Keynes? Alas. When you boil it all down, Democrats believe in spending government revenues to further social or national security objectives. Three times, that was the right thing to do, such as the countercyclical government spending in Roosevelt's New Deal, the Marshall Plan and Containment and the social entitlement programs forged by Johnson's Great Society. But now it is the wrong thing to do. Dumping additional government spending into an economy that transfers the vast majority of GDP to the top five percent will at best only delay the inevitable.

Now it is time to redesign the core economic engine of the United States. We did it in the '40s, and we can do it again. A redesign requires legislation, to be sure, but not by spending. It's done by tax. Not how much the government taxes, although this is important. The main vehicle for transforming the dysfunctional, insecure, wealth transfer machine we call the American economy is what we tax.

The Time For Tweaking Is Past

What we tax shapes the nature of our market decisively. Since the income tax was made universal to fund World War II in 1942 and '43, our government has relied on the taxation of wages to generate the revenue it required to operate. Income tax was appropriate as long as America was growing in population and expanding suburbia. But with expansion slowed and the global economy hitting the sustainability wall, taxing wages creates perverse incentives. The most obvious examples are increased unemployment and a severely distorted market.

By making labor artificially expensive, the employer, who is seeking to maximize profits, will be able to hire fewer workers for the same price. To make matters worse, by getting revenue from wages, the government is short-circuiting the power of the market, distorting it by weakening consumer power. With cheaper labor overseas, business strategies based on mass consumption will find it more profitable to relocate. Band-Aid measures to keep industries in the United States that use income tax revenue to subsidize corporations directly—through tax breaks or through subsidized natural resource pricing—merely corrupt the market, the government and the environment.

America's post-war economy is clearly not dead; it's pathological—and that is worse. Finding better social safety nets is foolish if the majority of Americans will need them. Promoting democracy abroad with millions of dollars is useless if oil is corrupting governments with billions. Democrats need a plan for overhauling our market economy so that it is aligned in a positive relationship with our social and strategic objectives. The time for tweaking is past.
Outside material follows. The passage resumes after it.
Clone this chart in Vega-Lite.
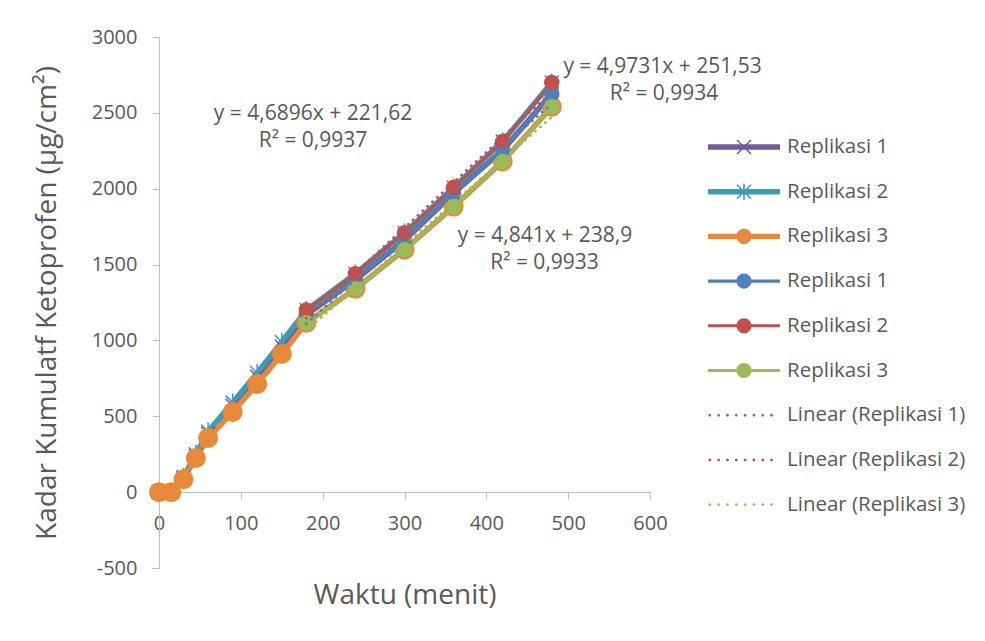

The Mother Of All Contrasts

Realigning our economic system with our social and national security will mean eliminating the tax on all but the wealthiest Americans while shifting it to what we're wasting: energy and resources. Pioneers like Rocky Mountain Institute and Redefining Progress are already figuring out how. With employment increasing, consumers empowered and prices aligned with our nation's goals, America will be poised for a new boom. A sustainable America will break down the barriers keeping global trade low and global poverty high.  

The political implications of this line of reasoning are significant. The Democrats would be able to abandon fossil fuels, sprawl, income tax and corporate subsidies to the GOP. Let them defend the old system that is weakening America and threatening its shores.

The thinking that dominated the 2004 election—and every election since 1964—cannot be allowed to dominate the efforts of the next four years. America needs a new narrative, a new vision and a new strategy to make it possible. It's the next American Revolution, and we have to start working on it now. It is vision that will win votes in 2008—and we need to start investing.